## Stated problem
Give the number of lines that include the word "this", nothing more.

## Data listing
----------
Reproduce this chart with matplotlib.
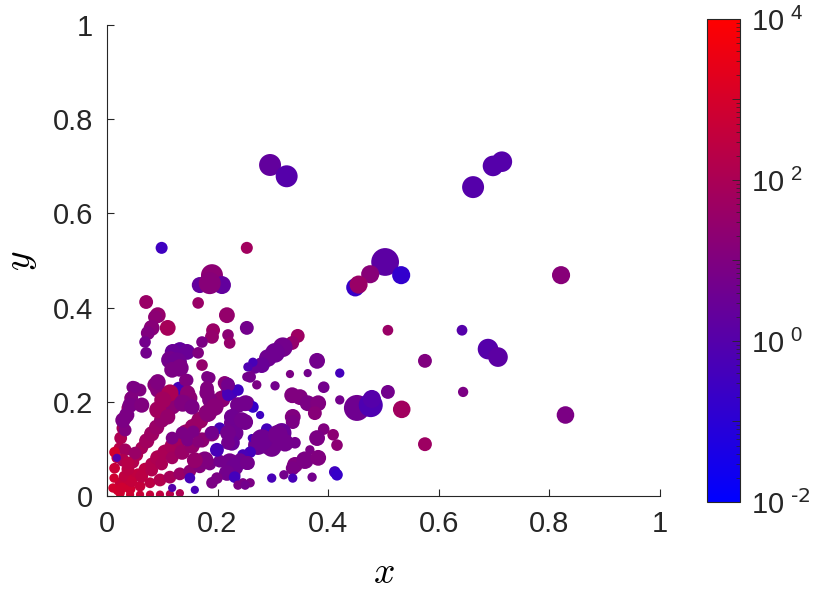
----------
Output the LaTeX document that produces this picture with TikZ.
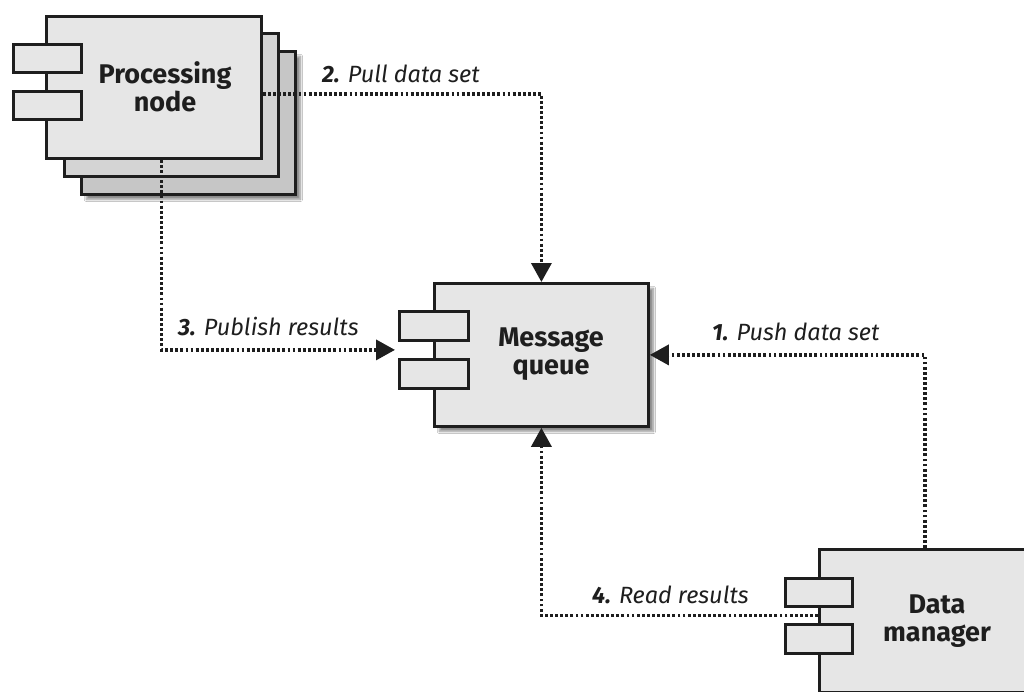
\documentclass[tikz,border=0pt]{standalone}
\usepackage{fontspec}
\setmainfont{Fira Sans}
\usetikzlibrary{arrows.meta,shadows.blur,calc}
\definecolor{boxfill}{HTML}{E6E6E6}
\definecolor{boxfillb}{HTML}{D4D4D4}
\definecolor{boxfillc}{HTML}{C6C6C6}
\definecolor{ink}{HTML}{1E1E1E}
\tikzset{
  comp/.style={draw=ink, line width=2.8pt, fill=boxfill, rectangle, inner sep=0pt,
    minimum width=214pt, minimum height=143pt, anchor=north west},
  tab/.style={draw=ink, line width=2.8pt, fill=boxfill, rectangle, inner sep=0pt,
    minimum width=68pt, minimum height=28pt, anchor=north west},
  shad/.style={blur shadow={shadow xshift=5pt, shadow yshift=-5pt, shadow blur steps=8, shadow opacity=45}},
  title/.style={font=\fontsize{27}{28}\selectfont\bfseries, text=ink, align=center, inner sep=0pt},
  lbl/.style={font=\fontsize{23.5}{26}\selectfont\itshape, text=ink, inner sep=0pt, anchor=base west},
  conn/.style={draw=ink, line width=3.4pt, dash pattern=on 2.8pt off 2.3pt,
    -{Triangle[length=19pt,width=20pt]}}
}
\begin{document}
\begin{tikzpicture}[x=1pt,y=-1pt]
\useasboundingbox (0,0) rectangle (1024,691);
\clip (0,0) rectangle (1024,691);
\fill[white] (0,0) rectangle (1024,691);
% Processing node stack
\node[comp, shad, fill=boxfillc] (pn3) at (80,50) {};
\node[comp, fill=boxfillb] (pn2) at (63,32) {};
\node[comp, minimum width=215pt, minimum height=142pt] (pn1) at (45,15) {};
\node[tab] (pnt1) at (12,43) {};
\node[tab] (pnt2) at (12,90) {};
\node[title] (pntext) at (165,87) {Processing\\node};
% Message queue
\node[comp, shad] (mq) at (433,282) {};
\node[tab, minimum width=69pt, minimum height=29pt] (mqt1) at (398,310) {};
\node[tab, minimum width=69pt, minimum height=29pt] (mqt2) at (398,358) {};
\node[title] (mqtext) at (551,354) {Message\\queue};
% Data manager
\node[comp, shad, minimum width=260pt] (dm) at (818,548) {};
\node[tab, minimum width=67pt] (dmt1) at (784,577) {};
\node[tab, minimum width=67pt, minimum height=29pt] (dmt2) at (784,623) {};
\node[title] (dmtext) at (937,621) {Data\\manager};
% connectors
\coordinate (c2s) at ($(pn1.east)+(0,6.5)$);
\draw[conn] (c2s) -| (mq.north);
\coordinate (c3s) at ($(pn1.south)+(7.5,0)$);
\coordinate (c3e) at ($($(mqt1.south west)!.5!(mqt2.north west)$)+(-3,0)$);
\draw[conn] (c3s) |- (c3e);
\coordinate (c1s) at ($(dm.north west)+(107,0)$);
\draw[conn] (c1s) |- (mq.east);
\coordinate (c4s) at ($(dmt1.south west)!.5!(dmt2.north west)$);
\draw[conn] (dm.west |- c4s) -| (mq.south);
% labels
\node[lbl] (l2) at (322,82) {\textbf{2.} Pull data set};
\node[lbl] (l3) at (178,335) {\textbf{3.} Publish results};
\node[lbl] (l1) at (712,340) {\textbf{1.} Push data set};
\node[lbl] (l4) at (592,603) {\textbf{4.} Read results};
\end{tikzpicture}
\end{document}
----------
## Response
2